Records from a collection
================================

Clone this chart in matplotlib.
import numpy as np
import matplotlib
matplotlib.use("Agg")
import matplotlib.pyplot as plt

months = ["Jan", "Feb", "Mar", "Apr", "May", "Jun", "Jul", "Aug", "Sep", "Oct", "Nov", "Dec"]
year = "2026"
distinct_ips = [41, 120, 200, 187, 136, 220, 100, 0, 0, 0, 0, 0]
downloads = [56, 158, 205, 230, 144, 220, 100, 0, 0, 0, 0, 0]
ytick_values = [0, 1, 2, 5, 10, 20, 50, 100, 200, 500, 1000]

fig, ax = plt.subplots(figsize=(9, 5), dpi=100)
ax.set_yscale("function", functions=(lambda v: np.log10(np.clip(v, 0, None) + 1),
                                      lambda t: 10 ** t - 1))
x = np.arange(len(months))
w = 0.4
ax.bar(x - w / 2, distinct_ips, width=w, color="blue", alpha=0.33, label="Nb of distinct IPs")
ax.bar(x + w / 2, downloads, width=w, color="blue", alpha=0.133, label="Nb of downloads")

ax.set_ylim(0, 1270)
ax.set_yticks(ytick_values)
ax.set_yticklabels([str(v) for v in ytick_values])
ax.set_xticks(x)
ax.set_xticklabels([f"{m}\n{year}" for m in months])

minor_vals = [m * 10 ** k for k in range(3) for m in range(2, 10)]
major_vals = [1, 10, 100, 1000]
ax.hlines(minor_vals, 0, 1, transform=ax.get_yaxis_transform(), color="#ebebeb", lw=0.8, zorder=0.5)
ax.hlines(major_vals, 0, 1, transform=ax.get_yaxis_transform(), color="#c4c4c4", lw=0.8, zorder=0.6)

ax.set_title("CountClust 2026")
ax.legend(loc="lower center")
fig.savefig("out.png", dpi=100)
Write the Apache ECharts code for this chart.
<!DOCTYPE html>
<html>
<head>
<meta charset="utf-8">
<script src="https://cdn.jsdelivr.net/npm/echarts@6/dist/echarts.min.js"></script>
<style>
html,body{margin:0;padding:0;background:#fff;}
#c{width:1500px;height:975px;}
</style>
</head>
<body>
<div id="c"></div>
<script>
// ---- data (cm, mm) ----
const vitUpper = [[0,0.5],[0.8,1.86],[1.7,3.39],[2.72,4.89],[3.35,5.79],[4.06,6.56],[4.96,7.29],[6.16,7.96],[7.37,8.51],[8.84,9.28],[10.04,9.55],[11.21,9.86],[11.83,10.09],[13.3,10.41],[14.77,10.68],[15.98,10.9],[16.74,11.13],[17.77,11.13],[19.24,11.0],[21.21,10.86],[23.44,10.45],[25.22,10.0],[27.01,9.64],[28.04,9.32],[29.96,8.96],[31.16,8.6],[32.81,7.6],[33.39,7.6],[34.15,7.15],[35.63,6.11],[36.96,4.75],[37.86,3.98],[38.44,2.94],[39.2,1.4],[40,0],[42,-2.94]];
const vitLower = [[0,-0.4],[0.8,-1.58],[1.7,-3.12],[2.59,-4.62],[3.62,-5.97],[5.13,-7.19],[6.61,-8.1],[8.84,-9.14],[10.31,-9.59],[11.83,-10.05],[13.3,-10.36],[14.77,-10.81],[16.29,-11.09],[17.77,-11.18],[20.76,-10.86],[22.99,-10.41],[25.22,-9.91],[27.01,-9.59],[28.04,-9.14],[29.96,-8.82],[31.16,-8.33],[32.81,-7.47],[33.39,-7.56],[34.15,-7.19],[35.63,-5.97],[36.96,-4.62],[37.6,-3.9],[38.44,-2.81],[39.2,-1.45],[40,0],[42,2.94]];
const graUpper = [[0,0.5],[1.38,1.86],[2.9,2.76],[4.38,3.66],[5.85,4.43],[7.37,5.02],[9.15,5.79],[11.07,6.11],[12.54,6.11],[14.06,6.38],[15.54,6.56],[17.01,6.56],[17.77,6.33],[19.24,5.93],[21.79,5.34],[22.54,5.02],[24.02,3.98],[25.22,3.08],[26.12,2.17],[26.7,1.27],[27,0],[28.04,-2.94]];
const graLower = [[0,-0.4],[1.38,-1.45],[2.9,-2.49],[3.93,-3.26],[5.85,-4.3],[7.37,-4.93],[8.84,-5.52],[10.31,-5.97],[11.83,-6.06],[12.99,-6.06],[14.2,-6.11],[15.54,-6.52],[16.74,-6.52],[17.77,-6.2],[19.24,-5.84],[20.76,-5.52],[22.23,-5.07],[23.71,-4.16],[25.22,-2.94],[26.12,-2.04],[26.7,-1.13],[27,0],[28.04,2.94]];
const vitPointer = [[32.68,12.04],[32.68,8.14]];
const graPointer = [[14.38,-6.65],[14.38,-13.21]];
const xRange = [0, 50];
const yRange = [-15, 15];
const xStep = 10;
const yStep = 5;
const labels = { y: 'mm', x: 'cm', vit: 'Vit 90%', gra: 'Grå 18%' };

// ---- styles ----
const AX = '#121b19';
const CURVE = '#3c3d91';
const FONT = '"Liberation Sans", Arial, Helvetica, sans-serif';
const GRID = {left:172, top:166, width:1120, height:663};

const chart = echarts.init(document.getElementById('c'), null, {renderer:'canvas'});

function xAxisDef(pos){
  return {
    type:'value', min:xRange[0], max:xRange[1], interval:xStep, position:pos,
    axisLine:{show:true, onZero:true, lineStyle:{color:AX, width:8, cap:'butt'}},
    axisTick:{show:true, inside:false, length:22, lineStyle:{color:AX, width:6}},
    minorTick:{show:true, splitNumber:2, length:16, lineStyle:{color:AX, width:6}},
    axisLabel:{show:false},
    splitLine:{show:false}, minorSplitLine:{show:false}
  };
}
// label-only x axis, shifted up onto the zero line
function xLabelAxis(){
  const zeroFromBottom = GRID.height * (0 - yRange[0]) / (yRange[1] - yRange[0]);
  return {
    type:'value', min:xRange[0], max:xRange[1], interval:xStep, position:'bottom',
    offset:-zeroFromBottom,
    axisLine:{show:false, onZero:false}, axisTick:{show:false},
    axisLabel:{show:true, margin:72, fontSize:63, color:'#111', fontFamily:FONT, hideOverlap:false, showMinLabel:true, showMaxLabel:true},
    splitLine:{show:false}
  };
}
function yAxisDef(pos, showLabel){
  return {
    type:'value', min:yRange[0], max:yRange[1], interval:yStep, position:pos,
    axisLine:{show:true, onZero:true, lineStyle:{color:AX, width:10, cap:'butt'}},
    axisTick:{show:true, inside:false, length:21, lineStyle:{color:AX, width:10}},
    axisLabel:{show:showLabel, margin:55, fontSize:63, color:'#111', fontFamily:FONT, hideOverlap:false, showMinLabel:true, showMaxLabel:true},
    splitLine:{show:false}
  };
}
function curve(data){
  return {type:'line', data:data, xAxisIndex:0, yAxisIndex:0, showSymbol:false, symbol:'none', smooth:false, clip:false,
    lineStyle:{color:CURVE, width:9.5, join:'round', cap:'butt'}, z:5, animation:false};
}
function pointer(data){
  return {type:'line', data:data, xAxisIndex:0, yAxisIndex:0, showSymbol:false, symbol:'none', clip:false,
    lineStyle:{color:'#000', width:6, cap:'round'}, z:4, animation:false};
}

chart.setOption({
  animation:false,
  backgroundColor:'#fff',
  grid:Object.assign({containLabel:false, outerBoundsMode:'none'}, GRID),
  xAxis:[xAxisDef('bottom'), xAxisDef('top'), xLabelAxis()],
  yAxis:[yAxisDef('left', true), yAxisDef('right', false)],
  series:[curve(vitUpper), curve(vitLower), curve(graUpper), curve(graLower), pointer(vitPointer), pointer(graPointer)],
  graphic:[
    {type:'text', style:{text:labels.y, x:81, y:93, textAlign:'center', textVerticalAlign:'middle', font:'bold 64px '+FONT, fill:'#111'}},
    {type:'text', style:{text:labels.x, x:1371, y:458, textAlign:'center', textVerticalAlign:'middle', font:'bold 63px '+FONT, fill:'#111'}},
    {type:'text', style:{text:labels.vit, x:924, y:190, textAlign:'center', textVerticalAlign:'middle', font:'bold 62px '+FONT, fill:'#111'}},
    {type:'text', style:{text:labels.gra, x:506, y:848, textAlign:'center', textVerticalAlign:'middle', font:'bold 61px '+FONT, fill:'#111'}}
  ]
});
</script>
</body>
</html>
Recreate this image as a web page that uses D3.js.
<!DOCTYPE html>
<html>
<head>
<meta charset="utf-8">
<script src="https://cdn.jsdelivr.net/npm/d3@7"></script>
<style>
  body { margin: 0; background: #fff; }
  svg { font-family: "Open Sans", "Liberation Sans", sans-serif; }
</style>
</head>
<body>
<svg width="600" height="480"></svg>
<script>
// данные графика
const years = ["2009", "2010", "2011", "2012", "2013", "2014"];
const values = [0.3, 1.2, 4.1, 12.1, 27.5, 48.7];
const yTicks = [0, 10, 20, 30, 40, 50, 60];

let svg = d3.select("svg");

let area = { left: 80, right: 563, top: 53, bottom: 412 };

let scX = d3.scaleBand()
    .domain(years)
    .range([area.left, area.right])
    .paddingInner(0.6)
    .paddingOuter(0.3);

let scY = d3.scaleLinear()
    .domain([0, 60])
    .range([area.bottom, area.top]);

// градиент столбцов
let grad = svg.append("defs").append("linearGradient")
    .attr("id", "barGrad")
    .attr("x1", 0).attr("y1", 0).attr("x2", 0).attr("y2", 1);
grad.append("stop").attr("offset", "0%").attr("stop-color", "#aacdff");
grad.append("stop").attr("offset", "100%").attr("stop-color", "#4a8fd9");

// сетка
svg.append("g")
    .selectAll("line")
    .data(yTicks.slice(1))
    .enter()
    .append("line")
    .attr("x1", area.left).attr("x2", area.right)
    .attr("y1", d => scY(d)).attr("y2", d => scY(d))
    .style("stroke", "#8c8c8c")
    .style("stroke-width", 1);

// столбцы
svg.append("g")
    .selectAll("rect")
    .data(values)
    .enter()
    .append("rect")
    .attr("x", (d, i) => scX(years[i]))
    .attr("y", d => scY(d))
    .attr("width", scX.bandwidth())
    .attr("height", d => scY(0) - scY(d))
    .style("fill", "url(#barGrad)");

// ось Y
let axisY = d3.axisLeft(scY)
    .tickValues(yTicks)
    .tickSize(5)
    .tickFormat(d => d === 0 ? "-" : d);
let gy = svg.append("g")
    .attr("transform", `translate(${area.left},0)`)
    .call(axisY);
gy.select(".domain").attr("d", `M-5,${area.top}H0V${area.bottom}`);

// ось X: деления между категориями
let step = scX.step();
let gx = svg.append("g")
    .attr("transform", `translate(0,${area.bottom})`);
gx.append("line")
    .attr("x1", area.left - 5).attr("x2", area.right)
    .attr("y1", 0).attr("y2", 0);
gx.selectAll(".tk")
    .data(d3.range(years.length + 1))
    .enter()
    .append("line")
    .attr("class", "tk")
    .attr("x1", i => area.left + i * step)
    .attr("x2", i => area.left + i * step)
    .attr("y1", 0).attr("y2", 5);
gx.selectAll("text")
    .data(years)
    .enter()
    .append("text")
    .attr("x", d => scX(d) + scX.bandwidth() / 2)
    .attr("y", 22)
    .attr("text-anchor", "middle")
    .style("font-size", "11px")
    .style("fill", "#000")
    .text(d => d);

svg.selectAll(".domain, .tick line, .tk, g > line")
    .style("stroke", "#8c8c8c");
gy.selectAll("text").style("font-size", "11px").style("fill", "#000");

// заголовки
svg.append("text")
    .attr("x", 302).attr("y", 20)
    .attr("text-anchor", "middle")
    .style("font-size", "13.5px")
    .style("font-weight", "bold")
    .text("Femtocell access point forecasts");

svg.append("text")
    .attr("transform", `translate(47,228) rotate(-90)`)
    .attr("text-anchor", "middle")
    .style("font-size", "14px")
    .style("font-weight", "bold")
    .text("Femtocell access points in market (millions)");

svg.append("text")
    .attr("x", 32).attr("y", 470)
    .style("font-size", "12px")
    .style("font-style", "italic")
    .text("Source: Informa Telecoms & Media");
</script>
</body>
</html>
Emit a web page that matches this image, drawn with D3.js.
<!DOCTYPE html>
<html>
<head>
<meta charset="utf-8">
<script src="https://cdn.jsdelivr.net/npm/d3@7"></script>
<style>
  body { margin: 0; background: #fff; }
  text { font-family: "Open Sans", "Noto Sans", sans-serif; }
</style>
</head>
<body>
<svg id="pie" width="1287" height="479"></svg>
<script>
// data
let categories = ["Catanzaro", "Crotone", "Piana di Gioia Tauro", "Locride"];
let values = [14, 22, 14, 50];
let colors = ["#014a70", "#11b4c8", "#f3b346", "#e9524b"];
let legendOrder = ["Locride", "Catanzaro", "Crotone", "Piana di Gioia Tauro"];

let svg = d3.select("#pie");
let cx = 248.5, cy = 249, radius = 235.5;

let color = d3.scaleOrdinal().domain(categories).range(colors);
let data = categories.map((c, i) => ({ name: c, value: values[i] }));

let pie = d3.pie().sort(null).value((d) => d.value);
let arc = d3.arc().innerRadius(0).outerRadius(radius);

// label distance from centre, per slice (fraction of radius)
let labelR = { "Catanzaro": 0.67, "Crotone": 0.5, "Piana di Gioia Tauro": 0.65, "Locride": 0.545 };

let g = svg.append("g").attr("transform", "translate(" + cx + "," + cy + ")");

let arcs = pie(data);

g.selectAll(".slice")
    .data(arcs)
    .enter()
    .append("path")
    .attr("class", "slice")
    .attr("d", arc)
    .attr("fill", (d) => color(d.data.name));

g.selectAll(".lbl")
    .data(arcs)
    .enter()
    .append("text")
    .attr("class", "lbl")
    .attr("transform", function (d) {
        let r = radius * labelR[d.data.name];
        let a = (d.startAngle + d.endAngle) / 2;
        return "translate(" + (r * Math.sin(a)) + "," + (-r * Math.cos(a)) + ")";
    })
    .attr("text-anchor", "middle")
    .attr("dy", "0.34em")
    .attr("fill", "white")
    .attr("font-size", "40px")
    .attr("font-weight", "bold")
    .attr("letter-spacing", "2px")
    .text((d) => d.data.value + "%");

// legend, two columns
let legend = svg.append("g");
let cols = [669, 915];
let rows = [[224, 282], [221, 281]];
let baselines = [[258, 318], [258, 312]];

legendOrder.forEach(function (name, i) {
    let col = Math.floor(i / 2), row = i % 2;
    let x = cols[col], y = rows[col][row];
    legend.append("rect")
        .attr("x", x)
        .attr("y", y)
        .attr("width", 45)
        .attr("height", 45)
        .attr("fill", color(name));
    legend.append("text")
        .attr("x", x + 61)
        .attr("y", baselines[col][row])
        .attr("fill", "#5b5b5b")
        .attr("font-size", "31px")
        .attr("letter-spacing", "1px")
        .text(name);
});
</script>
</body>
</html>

================================

Output, please, only the lines running from the start of the entries through the line that contains "m in months])", including both of those lines.

Clone this chart in matplotlib.
import numpy as np
import matplotlib
matplotlib.use("Agg")
import matplotlib.pyplot as plt

months = ["Jan", "Feb", "Mar", "Apr", "May", "Jun", "Jul", "Aug", "Sep", "Oct", "Nov", "Dec"]
year = "2026"
distinct_ips = [41, 120, 200, 187, 136, 220, 100, 0, 0, 0, 0, 0]
downloads = [56, 158, 205, 230, 144, 220, 100, 0, 0, 0, 0, 0]
ytick_values = [0, 1, 2, 5, 10, 20, 50, 100, 200, 500, 1000]

fig, ax = plt.subplots(figsize=(9, 5), dpi=100)
ax.set_yscale("function", functions=(lambda v: np.log10(np.clip(v, 0, None) + 1),
                                      lambda t: 10 ** t - 1))
x = np.arange(len(months))
w = 0.4
ax.bar(x - w / 2, distinct_ips, width=w, color="blue", alpha=0.33, label="Nb of distinct IPs")
ax.bar(x + w / 2, downloads, width=w, color="blue", alpha=0.133, label="Nb of downloads")

ax.set_ylim(0, 1270)
ax.set_yticks(ytick_values)
ax.set_yticklabels([str(v) for v in ytick_values])
ax.set_xticks(x)
ax.set_xticklabels([f"{m}\n{year}" for m in months])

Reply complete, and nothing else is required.